- Goal
Present the data once more in exactly its original form.

- Dataset extract
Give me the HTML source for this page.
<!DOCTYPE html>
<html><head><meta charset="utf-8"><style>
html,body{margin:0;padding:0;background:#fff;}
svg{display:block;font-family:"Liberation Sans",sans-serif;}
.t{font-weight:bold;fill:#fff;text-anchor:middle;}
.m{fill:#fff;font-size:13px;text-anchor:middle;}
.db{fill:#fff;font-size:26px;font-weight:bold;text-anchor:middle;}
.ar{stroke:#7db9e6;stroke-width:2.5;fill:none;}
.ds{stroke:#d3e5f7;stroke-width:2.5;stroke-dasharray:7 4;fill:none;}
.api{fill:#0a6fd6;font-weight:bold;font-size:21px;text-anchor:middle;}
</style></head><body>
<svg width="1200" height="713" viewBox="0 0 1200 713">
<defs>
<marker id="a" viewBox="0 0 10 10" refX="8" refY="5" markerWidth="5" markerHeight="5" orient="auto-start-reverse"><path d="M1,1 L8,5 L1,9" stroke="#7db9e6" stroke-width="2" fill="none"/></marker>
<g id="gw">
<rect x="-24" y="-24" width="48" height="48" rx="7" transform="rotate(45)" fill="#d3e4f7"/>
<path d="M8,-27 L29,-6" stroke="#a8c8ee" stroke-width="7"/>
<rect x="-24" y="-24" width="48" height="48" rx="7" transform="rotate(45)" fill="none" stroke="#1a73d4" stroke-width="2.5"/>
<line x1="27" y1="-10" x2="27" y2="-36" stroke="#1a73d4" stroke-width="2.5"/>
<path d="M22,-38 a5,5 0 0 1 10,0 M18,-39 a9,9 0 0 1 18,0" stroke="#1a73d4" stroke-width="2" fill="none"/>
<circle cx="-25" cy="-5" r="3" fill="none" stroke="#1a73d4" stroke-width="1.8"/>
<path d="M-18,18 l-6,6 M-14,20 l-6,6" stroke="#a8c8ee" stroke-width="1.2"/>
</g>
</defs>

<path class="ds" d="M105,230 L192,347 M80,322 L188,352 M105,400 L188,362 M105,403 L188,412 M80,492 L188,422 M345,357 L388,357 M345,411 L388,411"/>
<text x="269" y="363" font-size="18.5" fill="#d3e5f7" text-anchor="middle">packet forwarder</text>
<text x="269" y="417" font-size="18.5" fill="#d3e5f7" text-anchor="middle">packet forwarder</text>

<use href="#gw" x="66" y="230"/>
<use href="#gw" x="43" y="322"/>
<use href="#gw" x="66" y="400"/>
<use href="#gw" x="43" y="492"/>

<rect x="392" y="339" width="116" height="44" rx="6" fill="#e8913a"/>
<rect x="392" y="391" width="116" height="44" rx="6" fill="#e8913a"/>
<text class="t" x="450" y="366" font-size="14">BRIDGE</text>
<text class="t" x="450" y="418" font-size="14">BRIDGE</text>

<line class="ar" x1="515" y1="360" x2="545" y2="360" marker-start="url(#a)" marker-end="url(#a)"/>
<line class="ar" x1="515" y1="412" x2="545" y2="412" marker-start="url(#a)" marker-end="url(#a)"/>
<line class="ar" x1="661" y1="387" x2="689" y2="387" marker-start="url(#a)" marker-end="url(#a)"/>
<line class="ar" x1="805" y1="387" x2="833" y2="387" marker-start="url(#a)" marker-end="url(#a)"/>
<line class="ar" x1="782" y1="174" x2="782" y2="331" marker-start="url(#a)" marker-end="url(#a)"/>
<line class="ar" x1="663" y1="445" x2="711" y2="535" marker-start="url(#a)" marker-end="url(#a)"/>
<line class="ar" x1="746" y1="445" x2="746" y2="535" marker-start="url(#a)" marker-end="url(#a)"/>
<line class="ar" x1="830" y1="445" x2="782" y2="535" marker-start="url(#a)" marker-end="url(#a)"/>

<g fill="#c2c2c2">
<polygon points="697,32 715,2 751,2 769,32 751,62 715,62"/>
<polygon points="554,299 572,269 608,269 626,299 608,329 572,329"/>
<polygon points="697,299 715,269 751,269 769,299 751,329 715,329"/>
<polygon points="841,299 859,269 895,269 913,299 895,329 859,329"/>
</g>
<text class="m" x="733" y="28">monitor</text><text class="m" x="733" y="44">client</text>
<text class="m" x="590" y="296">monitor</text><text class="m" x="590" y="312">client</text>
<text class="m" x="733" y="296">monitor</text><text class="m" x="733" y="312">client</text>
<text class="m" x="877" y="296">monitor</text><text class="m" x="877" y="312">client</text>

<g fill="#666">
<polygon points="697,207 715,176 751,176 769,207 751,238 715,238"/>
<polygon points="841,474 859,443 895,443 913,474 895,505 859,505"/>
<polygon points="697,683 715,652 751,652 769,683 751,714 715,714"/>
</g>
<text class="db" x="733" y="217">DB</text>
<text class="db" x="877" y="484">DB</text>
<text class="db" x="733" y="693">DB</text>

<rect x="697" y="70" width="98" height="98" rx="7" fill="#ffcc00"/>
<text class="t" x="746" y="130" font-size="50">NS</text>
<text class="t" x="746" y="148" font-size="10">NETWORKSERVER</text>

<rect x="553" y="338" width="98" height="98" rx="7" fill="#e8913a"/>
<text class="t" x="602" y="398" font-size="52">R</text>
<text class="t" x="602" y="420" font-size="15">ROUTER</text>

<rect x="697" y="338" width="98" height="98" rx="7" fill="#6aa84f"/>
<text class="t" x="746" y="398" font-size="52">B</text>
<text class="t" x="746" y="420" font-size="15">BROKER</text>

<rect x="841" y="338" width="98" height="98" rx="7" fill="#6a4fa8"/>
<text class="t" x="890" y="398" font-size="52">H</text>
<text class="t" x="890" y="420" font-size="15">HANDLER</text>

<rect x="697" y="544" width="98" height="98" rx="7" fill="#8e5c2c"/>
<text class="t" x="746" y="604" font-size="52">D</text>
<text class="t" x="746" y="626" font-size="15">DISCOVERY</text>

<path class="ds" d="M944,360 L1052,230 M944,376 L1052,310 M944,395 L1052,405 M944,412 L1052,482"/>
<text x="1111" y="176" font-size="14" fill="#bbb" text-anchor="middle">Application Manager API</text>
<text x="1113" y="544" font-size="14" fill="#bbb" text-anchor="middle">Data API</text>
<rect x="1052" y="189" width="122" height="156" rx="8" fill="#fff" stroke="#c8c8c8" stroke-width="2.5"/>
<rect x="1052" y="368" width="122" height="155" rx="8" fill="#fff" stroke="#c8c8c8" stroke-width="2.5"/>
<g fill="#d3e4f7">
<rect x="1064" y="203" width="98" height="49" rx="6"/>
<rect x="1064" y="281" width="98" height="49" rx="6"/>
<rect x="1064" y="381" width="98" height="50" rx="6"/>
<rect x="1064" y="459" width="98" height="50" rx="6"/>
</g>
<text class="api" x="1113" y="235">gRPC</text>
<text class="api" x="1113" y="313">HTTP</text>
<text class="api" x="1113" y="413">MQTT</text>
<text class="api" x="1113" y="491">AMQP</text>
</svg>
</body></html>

- Output of the task
Give me the HTML source for this page.
<!DOCTYPE html>
<html><head><meta charset="utf-8"><style>
html,body{margin:0;padding:0;background:#fff;}
svg{display:block;font-family:"Liberation Sans",sans-serif;}
.t{font-weight:bold;fill:#fff;text-anchor:middle;}
.m{fill:#fff;font-size:13px;text-anchor:middle;}
.db{fill:#fff;font-size:26px;font-weight:bold;text-anchor:middle;}
.ar{stroke:#7db9e6;stroke-width:2.5;fill:none;}
.ds{stroke:#d3e5f7;stroke-width:2.5;stroke-dasharray:7 4;fill:none;}
.api{fill:#0a6fd6;font-weight:bold;font-size:21px;text-anchor:middle;}
</style></head><body>
<svg width="1200" height="713" viewBox="0 0 1200 713">
<defs>
<marker id="a" viewBox="0 0 10 10" refX="8" refY="5" markerWidth="5" markerHeight="5" orient="auto-start-reverse"><path d="M1,1 L8,5 L1,9" stroke="#7db9e6" stroke-width="2" fill="none"/></marker>
<g id="gw">
<rect x="-24" y="-24" width="48" height="48" rx="7" transform="rotate(45)" fill="#d3e4f7"/>
<path d="M8,-27 L29,-6" stroke="#a8c8ee" stroke-width="7"/>
<rect x="-24" y="-24" width="48" height="48" rx="7" transform="rotate(45)" fill="none" stroke="#1a73d4" stroke-width="2.5"/>
<line x1="27" y1="-10" x2="27" y2="-36" stroke="#1a73d4" stroke-width="2.5"/>
<path d="M22,-38 a5,5 0 0 1 10,0 M18,-39 a9,9 0 0 1 18,0" stroke="#1a73d4" stroke-width="2" fill="none"/>
<circle cx="-25" cy="-5" r="3" fill="none" stroke="#1a73d4" stroke-width="1.8"/>
<path d="M-18,18 l-6,6 M-14,20 l-6,6" stroke="#a8c8ee" stroke-width="1.2"/>
</g>
</defs>

<path class="ds" d="M105,230 L192,347 M80,322 L188,352 M105,400 L188,362 M105,403 L188,412 M80,492 L188,422 M345,357 L388,357 M345,411 L388,411"/>
<text x="269" y="363" font-size="18.5" fill="#d3e5f7" text-anchor="middle">packet forwarder</text>
<text x="269" y="417" font-size="18.5" fill="#d3e5f7" text-anchor="middle">packet forwarder</text>

<use href="#gw" x="66" y="230"/>
<use href="#gw" x="43" y="322"/>
<use href="#gw" x="66" y="400"/>
<use href="#gw" x="43" y="492"/>

<rect x="392" y="339" width="116" height="44" rx="6" fill="#e8913a"/>
<rect x="392" y="391" width="116" height="44" rx="6" fill="#e8913a"/>
<text class="t" x="450" y="366" font-size="14">BRIDGE</text>
<text class="t" x="450" y="418" font-size="14">BRIDGE</text>

<line class="ar" x1="515" y1="360" x2="545" y2="360" marker-start="url(#a)" marker-end="url(#a)"/>
<line class="ar" x1="515" y1="412" x2="545" y2="412" marker-start="url(#a)" marker-end="url(#a)"/>
<line class="ar" x1="661" y1="387" x2="689" y2="387" marker-start="url(#a)" marker-end="url(#a)"/>
<line class="ar" x1="805" y1="387" x2="833" y2="387" marker-start="url(#a)" marker-end="url(#a)"/>
<line class="ar" x1="782" y1="174" x2="782" y2="331" marker-start="url(#a)" marker-end="url(#a)"/>
<line class="ar" x1="663" y1="445" x2="711" y2="535" marker-start="url(#a)" marker-end="url(#a)"/>
<line class="ar" x1="746" y1="445" x2="746" y2="535" marker-start="url(#a)" marker-end="url(#a)"/>
<line class="ar" x1="830" y1="445" x2="782" y2="535" marker-start="url(#a)" marker-end="url(#a)"/>

<g fill="#c2c2c2">
<polygon points="697,32 715,2 751,2 769,32 751,62 715,62"/>
<polygon points="554,299 572,269 608,269 626,299 608,329 572,329"/>
<polygon points="697,299 715,269 751,269 769,299 751,329 715,329"/>
<polygon points="841,299 859,269 895,269 913,299 895,329 859,329"/>
</g>
<text class="m" x="733" y="28">monitor</text><text class="m" x="733" y="44">client</text>
<text class="m" x="590" y="296">monitor</text><text class="m" x="590" y="312">client</text>
<text class="m" x="733" y="296">monitor</text><text class="m" x="733" y="312">client</text>
<text class="m" x="877" y="296">monitor</text><text class="m" x="877" y="312">client</text>

<g fill="#666">
<polygon points="697,207 715,176 751,176 769,207 751,238 715,238"/>
<polygon points="841,474 859,443 895,443 913,474 895,505 859,505"/>
<polygon points="697,683 715,652 751,652 769,683 751,714 715,714"/>
</g>
<text class="db" x="733" y="217">DB</text>
<text class="db" x="877" y="484">DB</text>
<text class="db" x="733" y="693">DB</text>

<rect x="697" y="70" width="98" height="98" rx="7" fill="#ffcc00"/>
<text class="t" x="746" y="130" font-size="50">NS</text>
<text class="t" x="746" y="148" font-size="10">NETWORKSERVER</text>

<rect x="553" y="338" width="98" height="98" rx="7" fill="#e8913a"/>
<text class="t" x="602" y="398" font-size="52">R</text>
<text class="t" x="602" y="420" font-size="15">ROUTER</text>

<rect x="697" y="338" width="98" height="98" rx="7" fill="#6aa84f"/>
<text class="t" x="746" y="398" font-size="52">B</text>
<text class="t" x="746" y="420" font-size="15">BROKER</text>

<rect x="841" y="338" width="98" height="98" rx="7" fill="#6a4fa8"/>
<text class="t" x="890" y="398" font-size="52">H</text>
<text class="t" x="890" y="420" font-size="15">HANDLER</text>

<rect x="697" y="544" width="98" height="98" rx="7" fill="#8e5c2c"/>
<text class="t" x="746" y="604" font-size="52">D</text>
<text class="t" x="746" y="626" font-size="15">DISCOVERY</text>

<path class="ds" d="M944,360 L1052,230 M944,376 L1052,310 M944,395 L1052,405 M944,412 L1052,482"/>
<text x="1111" y="176" font-size="14" fill="#bbb" text-anchor="middle">Application Manager API</text>
<text x="1113" y="544" font-size="14" fill="#bbb" text-anchor="middle">Data API</text>
<rect x="1052" y="189" width="122" height="156" rx="8" fill="#fff" stroke="#c8c8c8" stroke-width="2.5"/>
<rect x="1052" y="368" width="122" height="155" rx="8" fill="#fff" stroke="#c8c8c8" stroke-width="2.5"/>
<g fill="#d3e4f7">
<rect x="1064" y="203" width="98" height="49" rx="6"/>
<rect x="1064" y="281" width="98" height="49" rx="6"/>
<rect x="1064" y="381" width="98" height="50" rx="6"/>
<rect x="1064" y="459" width="98" height="50" rx="6"/>
</g>
<text class="api" x="1113" y="235">gRPC</text>
<text class="api" x="1113" y="313">HTTP</text>
<text class="api" x="1113" y="413">MQTT</text>
<text class="api" x="1113" y="491">AMQP</text>
</svg>
</body></html>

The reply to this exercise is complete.